**What is required:** Check each line of the listing, and copy it if it contains the word "standalone".

**Raw data:**
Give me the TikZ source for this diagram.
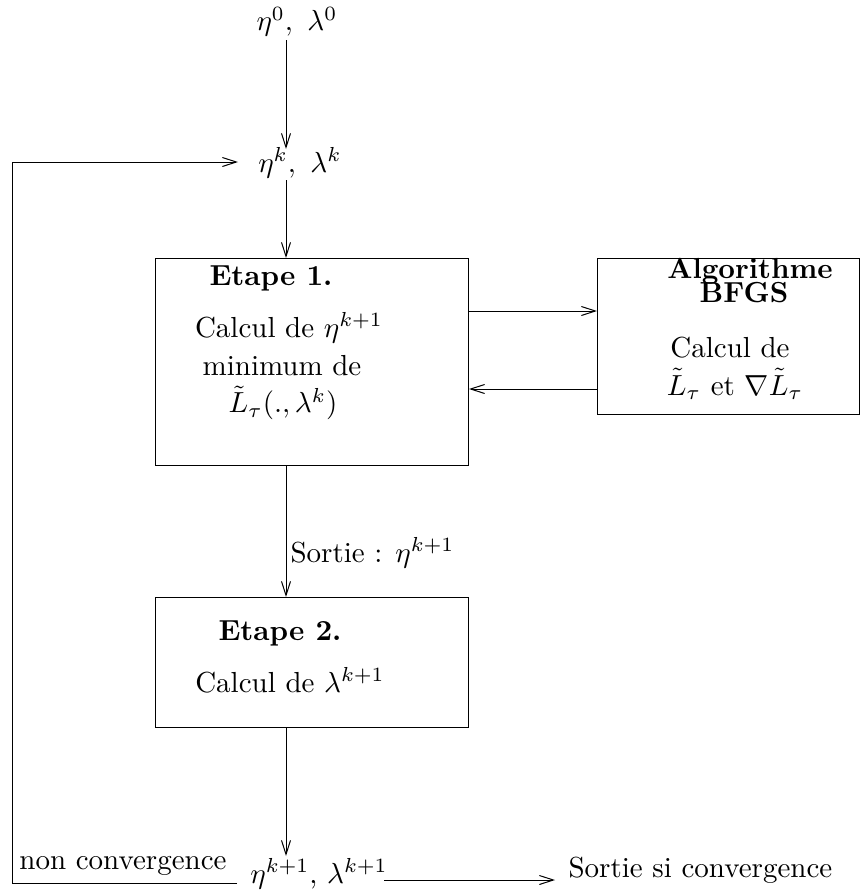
\documentclass[tikz,border=0pt]{standalone}
\usetikzlibrary{arrows.meta}
\begin{document}
\begin{tikzpicture}[x=1pt,y=-1pt,
  txt/.style={inner sep=0pt, scale=2.9},
  tip/.style={-{Straight Barb[length=14pt,width=9pt,line width=1pt]}},
  conn/.style={line width=1pt},
  boxshape/.style={draw, line width=1pt, inner sep=0pt, minimum width=313pt, anchor=north west},
  bold/.style={txt, font=\bfseries}]
\useasboundingbox (0,0) rectangle (861,894);
% boxes
\node[boxshape, minimum height=207pt] (b1) at (155,258) {};
\node[boxshape, minimum width=262pt, minimum height=156pt] (b2) at (597,258) {};
\node[boxshape, minimum height=130pt] (b3) at (155,597) {};
% texts
\node[txt] (t0) at (297,22) {$\eta^0,\ \lambda^0$};
\node[txt] (tk) at (300,163) {$\eta^k,\ \lambda^k$};
\node[bold] (e1) at (271,278) {Etape 1.};
\node[txt] (c1) at (289,328) {Calcul de $\eta^{k+1}$};
\node[txt] (m1) at (282,366) {minimum de};
\node[txt] (l1) at (283,403) {$\tilde L_\tau(.,\lambda^k)$};
\node[bold] (a2) at (750,271) {Algorithme};
\node[bold] (bf) at (744,293) {BFGS};
\node[txt] (c2) at (730,348) {Calcul de};
\node[txt] (l2) at (735,384) {$\tilde L_\tau$ et $\nabla\tilde L_\tau$};
\node[txt, anchor=west] (so) at (290,553) {Sortie : $\eta^{k+1}$};
\node[bold] (e2) at (280,633) {Etape 2.};
\node[txt] (c3) at (290,680) {Calcul de $\lambda^{k+1}$};
\node[txt] (tk1) at (319,874) {$\eta^{k+1}$, $\lambda^{k+1}$};
\node[txt] (nc) at (123,866) {non convergence};
\node[txt, anchor=west] (sc) at (568,870) {Sortie si convergence};
% coordinates
\coordinate (p0) at (286,40);
\coordinate (p1) at (286,149);
\coordinate (pk) at (286,180);
\coordinate (fbL) at (12,883);
\coordinate (fbR) at (237,883);
\coordinate (fbT) at (12,162);
\coordinate (fbA) at (238,162);
\coordinate (q1) at (286,856);
\coordinate (ar1) at (384,880);
\coordinate (ar2) at (555,880);
% connectors
\draw[conn,tip] (p0) -- (p1);
\draw[conn,tip] (pk) -- (b1.north -| pk);
\draw[conn,tip] ([yshift=-53pt]b1.north east) -- ([yshift=-53pt]b2.north west);
\draw[conn,tip] ([yshift=-131pt]b2.north west) -- ([yshift=-131pt]b1.north east);
\draw[conn,tip] (b1.south -| pk) -- (b3.north -| pk);
\draw[conn,tip] (b3.south -| pk) -- (q1);
\draw[conn,tip] (fbR) -- (fbL) -- (fbT) -- (fbA);
\draw[conn,tip] (ar1) -- (ar2);
\end{tikzpicture}
\end{document}
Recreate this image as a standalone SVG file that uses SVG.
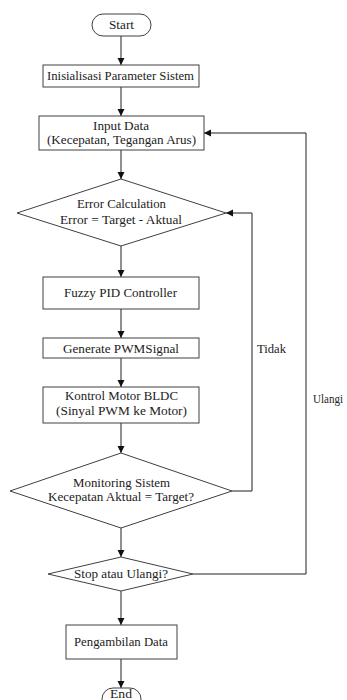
<svg xmlns="http://www.w3.org/2000/svg" width="347" height="700" viewBox="0 0 347 700">
  <style>
    .shape { fill: #ffffff; stroke: #404040; stroke-width: 1; }
    .edge { fill: none; stroke: #202020; stroke-width: 1; }
    .t { font-family: 'Liberation Serif', 'Times New Roman', 'DejaVu Serif', serif; font-size: 12.5px; fill: #222222; text-anchor: middle; }
    .lbl { text-anchor: start; }
  </style>
  <defs>
    <marker id="arrow" markerWidth="8" markerHeight="8" refX="7" refY="3.5" orient="auto" markerUnits="userSpaceOnUse">
      <path d="M0,0 L7,3.5 L0,7 Z" fill="#101010"/>
    </marker>
  </defs>
  <rect width="347" height="700" fill="#ffffff"/>

  <g id="connectors">
    <line class="edge" x1="121" y1="36" x2="121" y2="65" marker-end="url(#arrow)"/>
    <line class="edge" x1="121" y1="87" x2="121" y2="116" marker-end="url(#arrow)"/>
    <line class="edge" x1="121" y1="150" x2="121" y2="179" marker-end="url(#arrow)"/>
    <line class="edge" x1="121" y1="246" x2="121" y2="277" marker-end="url(#arrow)"/>
    <line class="edge" x1="121" y1="309" x2="121" y2="338" marker-end="url(#arrow)"/>
    <line class="edge" x1="121" y1="358" x2="121" y2="387" marker-end="url(#arrow)"/>
    <line class="edge" x1="121" y1="423" x2="121" y2="453" marker-end="url(#arrow)"/>
    <line class="edge" x1="121" y1="528" x2="121" y2="557" marker-end="url(#arrow)"/>
    <line class="edge" x1="121" y1="591" x2="121" y2="625" marker-end="url(#arrow)"/>
    <line class="edge" x1="121" y1="659" x2="121" y2="688" marker-end="url(#arrow)"/>
    <!-- Tidak: back to error calculation -->
    <polyline class="edge" points="232,491 252,491 252,213 226,213" marker-end="url(#arrow)"/>
    <!-- Ulangi: back to input data -->
    <polyline class="edge" points="193,574 306,574 306,133 204,133" marker-end="url(#arrow)"/>
    <text class="t lbl" x="257" y="353" textLength="29" lengthAdjust="spacingAndGlyphs">Tidak</text>
    <text class="t lbl" x="313" y="403" textLength="30" lengthAdjust="spacingAndGlyphs">Ulangi</text>
  </g>

  <g id="start">
    <rect class="shape" x="92" y="14" width="59" height="22" rx="11"/>
    <text class="t" x="121.5" y="29" textLength="25" lengthAdjust="spacingAndGlyphs">Start</text>
  </g>
  <g id="init">
    <rect class="shape" x="43" y="65" width="156" height="22"/>
    <text class="t" x="120.5" y="80" textLength="147" lengthAdjust="spacingAndGlyphs">Inisialisasi Parameter Sistem</text>
  </g>
  <g id="input">
    <rect class="shape" x="39" y="116" width="165" height="34"/>
    <text class="t" x="121" y="130" textLength="56" lengthAdjust="spacingAndGlyphs">Input Data</text>
    <text class="t" x="121.5" y="144" textLength="149" lengthAdjust="spacingAndGlyphs">(Kecepatan, Tegangan Arus)</text>
  </g>
  <g id="error">
    <polygon class="shape" points="121,179 226,213 121,246 17,213"/>
    <text class="t" x="121.5" y="208" textLength="89" lengthAdjust="spacingAndGlyphs">Error Calculation</text>
    <text class="t" x="121" y="224" textLength="122" lengthAdjust="spacingAndGlyphs">Error = Target - Aktual</text>
  </g>
  <g id="fuzzy">
    <rect class="shape" x="43" y="277" width="156" height="32"/>
    <text class="t" x="120.5" y="297" textLength="113" lengthAdjust="spacingAndGlyphs">Fuzzy PID Controller</text>
  </g>
  <g id="pwm">
    <rect class="shape" x="43" y="338" width="156" height="20"/>
    <text class="t" x="121" y="352.5" textLength="116" lengthAdjust="spacingAndGlyphs">Generate PWMSignal</text>
  </g>
  <g id="motor">
    <rect class="shape" x="43" y="387" width="156" height="36"/>
    <text class="t" x="121.5" y="400" textLength="113" lengthAdjust="spacingAndGlyphs">Kontrol Motor BLDC</text>
    <text class="t" x="121.5" y="415" textLength="131" lengthAdjust="spacingAndGlyphs">(Sinyal PWM ke Motor)</text>
  </g>
  <g id="monitor">
    <polygon class="shape" points="121,453 232,491 121,528 10,491"/>
    <text class="t" x="121.5" y="487" textLength="97" lengthAdjust="spacingAndGlyphs">Monitoring Sistem</text>
    <text class="t" x="121" y="501" textLength="146" lengthAdjust="spacingAndGlyphs">Kecepatan Aktual = Target?</text>
  </g>
  <g id="stop">
    <polygon class="shape" points="121,557 193,574 121,591 48,574"/>
    <text class="t" x="121" y="578" textLength="94" lengthAdjust="spacingAndGlyphs">Stop atau Ulangi?</text>
  </g>
  <g id="data">
    <rect class="shape" x="66" y="625" width="111" height="34"/>
    <text class="t" x="121" y="646" textLength="94" lengthAdjust="spacingAndGlyphs">Pengambilan Data</text>
  </g>
  <g id="end">
    <rect class="shape" x="102" y="688" width="39" height="22" rx="11"/>
    <text class="t" x="121" y="697.5" font-size="11.5" textLength="22" lengthAdjust="spacingAndGlyphs">End</text>
  </g>
</svg>
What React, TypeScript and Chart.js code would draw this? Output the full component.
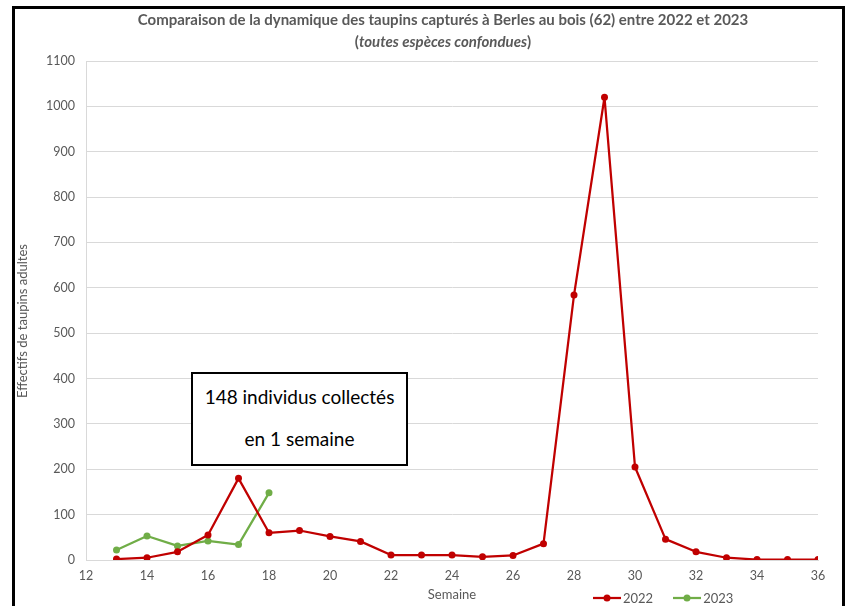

**Exercise response:**
\documentclass[tikz,border=0pt]{standalone}
Recreate this image as a standalone SVG file that uses SVG.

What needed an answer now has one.